End of PC home care due to financial strains, other options available for residents
Since 1979, Pierce County Public Health Department has offered home care service to local seniors and those with disabilities, allowing them to remain cared for in their homes.
But with the lack of increases in reimbursement rates and the recent depletion of reserve funds, Pierce County Board of Health voted to close the program at a May 8 meeting.
"This is a big decision that is on the table for us to make," Board of Health Chair and County Supervisor Ruth Wood said.
The end of this program in no way reflects the quality of the services, nor does it reflect on the dedication of the staff shown to residents, Pierce County Public Health Director AZ Snyder said at the meeting.
"This has been an incredibly difficult conversation to have. No one wanted us to get to this point where we had to have this conversation. It's been very emotional." Snyder said.
In part, the program is no longer sustainable due to lack of increasing reimbursement rates.
Medicaid reimbursement rates have not increased in over a decade and Veterans Affairs (VA) rates will decrease in June to match Medicare rates.
Beginning in 2015, reserve funds began to decline to cover losses in past years and were depleted last year, according to statistics from the Pierce County Public Health Department.

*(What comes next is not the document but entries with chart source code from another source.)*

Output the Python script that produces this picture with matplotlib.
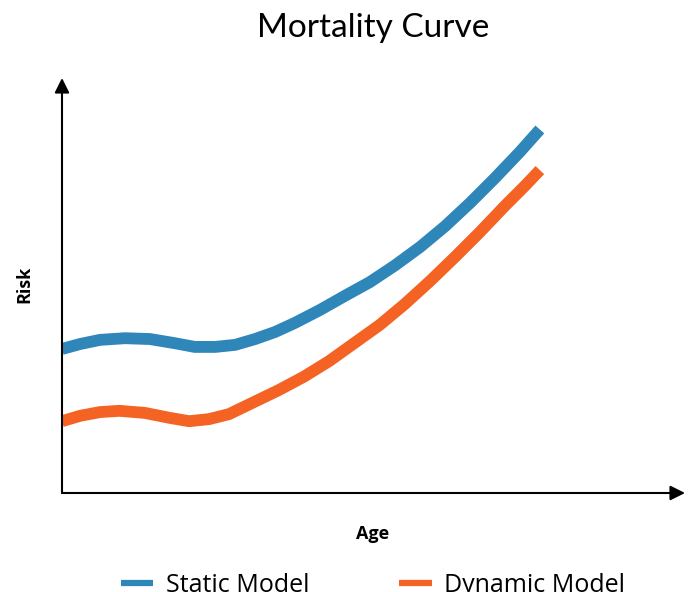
import matplotlib
matplotlib.use("Agg")
import matplotlib.pyplot as plt
from matplotlib.lines import Line2D

# ===============================
# Data
# ===============================
age_static = [0.0, 2.9, 6.1, 10.1, 14.1, 18.1, 21.3, 24.6, 27.8, 31.0, 34.2,
              37.4, 41.4, 45.4, 49.4, 53.5, 57.5, 61.5, 65.5, 69.5, 73.5, 76.7]
risk_static = [0.347, 0.359, 0.369, 0.373, 0.371, 0.361, 0.352, 0.352, 0.357, 0.371, 0.388,
               0.410, 0.441, 0.475, 0.508, 0.549, 0.593, 0.643, 0.699, 0.759, 0.822, 0.876]

age_dynamic = [0.0, 2.9, 6.1, 9.2, 13.3, 17.3, 20.4, 23.6, 26.8, 30.8, 34.8,
               38.8, 42.9, 46.9, 51.0, 55.0, 59.1, 63.1, 67.1, 71.1, 74.3, 76.7]
risk_dynamic = [0.173, 0.186, 0.195, 0.198, 0.193, 0.181, 0.173, 0.178, 0.190, 0.219, 0.248,
                0.280, 0.318, 0.361, 0.405, 0.455, 0.511, 0.569, 0.629, 0.692, 0.740, 0.778]

series_labels = ["Static Model", "Dynamic Model"]
colors = ["#2e86b9", "#f46323"]

# ===============================
# Figure
# ===============================
W, H = 691, 592
fig = plt.figure(figsize=(W / 100, H / 100), dpi=100)
ax = fig.add_axes([62 / W, 1 - 493 / H, (685 - 62) / W, (493 - 78) / H])

ax.plot(age_static, risk_static, color=colors[0], lw=8.5,
        solid_capstyle="butt", solid_joinstyle="round")
ax.plot(age_dynamic, risk_dynamic, color=colors[1], lw=8.5,
        solid_capstyle="butt", solid_joinstyle="round")

ax.set_xlim(0, 100)
ax.set_ylim(0, 1)
for s in ax.spines.values():
    s.set_visible(False)
ax.set_xticks([])
ax.set_yticks([])

# axis arrows
arrow = dict(arrowstyle="-|>", color="black", lw=1.5, mutation_scale=22,
             shrinkA=0, shrinkB=0)
ax.annotate("", xy=(1, 0), xytext=(0, 0), xycoords="axes fraction",
            arrowprops=arrow, annotation_clip=False)
ax.annotate("", xy=(0, 1), xytext=(0, 0), xycoords="axes fraction",
            arrowprops=arrow, annotation_clip=False)

# texts
fig.text(373 / W, 1 - 28 / H, "Mortality Curve", ha="center", va="center",
         fontsize=24, family="Lato", weight="normal", color="black")
fig.text(24 / W, 1 - 284 / H, "Risk", rotation=90, ha="center", va="center",
         fontsize=13, family="Open Sans", weight="bold")
fig.text(373 / W, 1 - 534 / H, "Age", ha="center", va="center",
         fontsize=13, family="Open Sans", weight="bold")

# legend (thinner proxy handles, like the reference)
handles = [Line2D([], [], color=c, lw=4.5, solid_capstyle="butt") for c in colors]
fig.legend(handles, series_labels, loc="upper center",
           bbox_to_anchor=(373 / W, 1 - 550 / H), ncol=2, frameon=False,
           handlelength=1.3, handletextpad=0.5, columnspacing=3.6,
           prop={"family": "Open Sans", "size": 18})

plt.savefig("out.png", dpi=100)
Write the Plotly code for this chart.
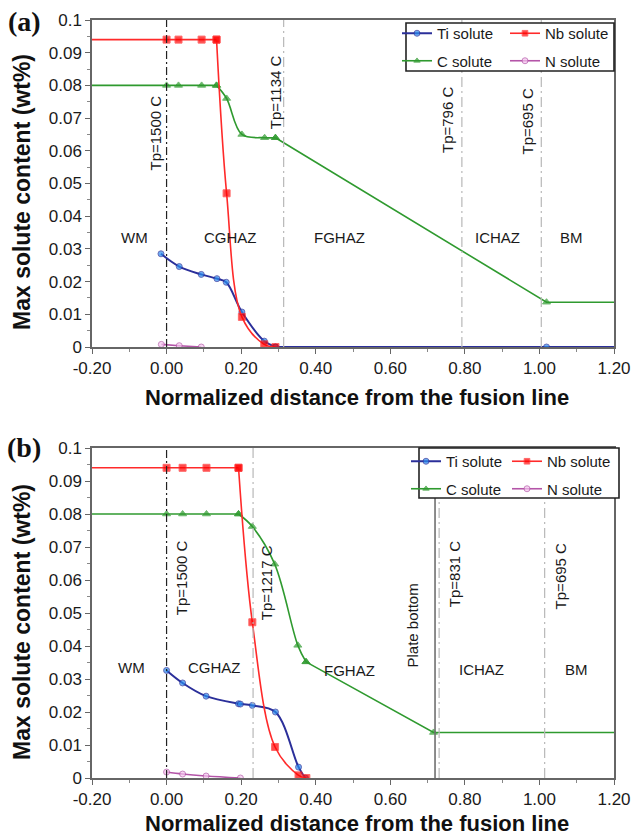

Staffing currently comprises 2.5 full-time registered nurses, one full-time home health aide, .5 full-time office specialist and .3 full-time public health nursing manager.
The department has also experienced recent registered nurse recruitment challenges and wage competition.
In 2016, Pierce County served only 7% of Medicare home care clients while others were served by other providers such as Adoray, Allina, Mayo (which has recently closed) and Interim.
To transition patients in the coming months, the county will be working closely with existing providers.
A majority of patients will not experience a cost increase when switching to another provider, as VA, Inclusa, Medicare and Medicaid do not allow home care providers to charge patients for covered services, Snyder said.
In the midst of county-wide mental health, child protection and substance use crises, it is vital to focus on services the county is best positioned to provide, Wood said.
"Public Health has a role in preventing more families from falling into this devastating cycle. We should not divert public health resources to a service available elsewhere in the community in the face of these other challenges and mandated services," Wood said.
Pierce County is one of five Wisconsin counties still providing home care.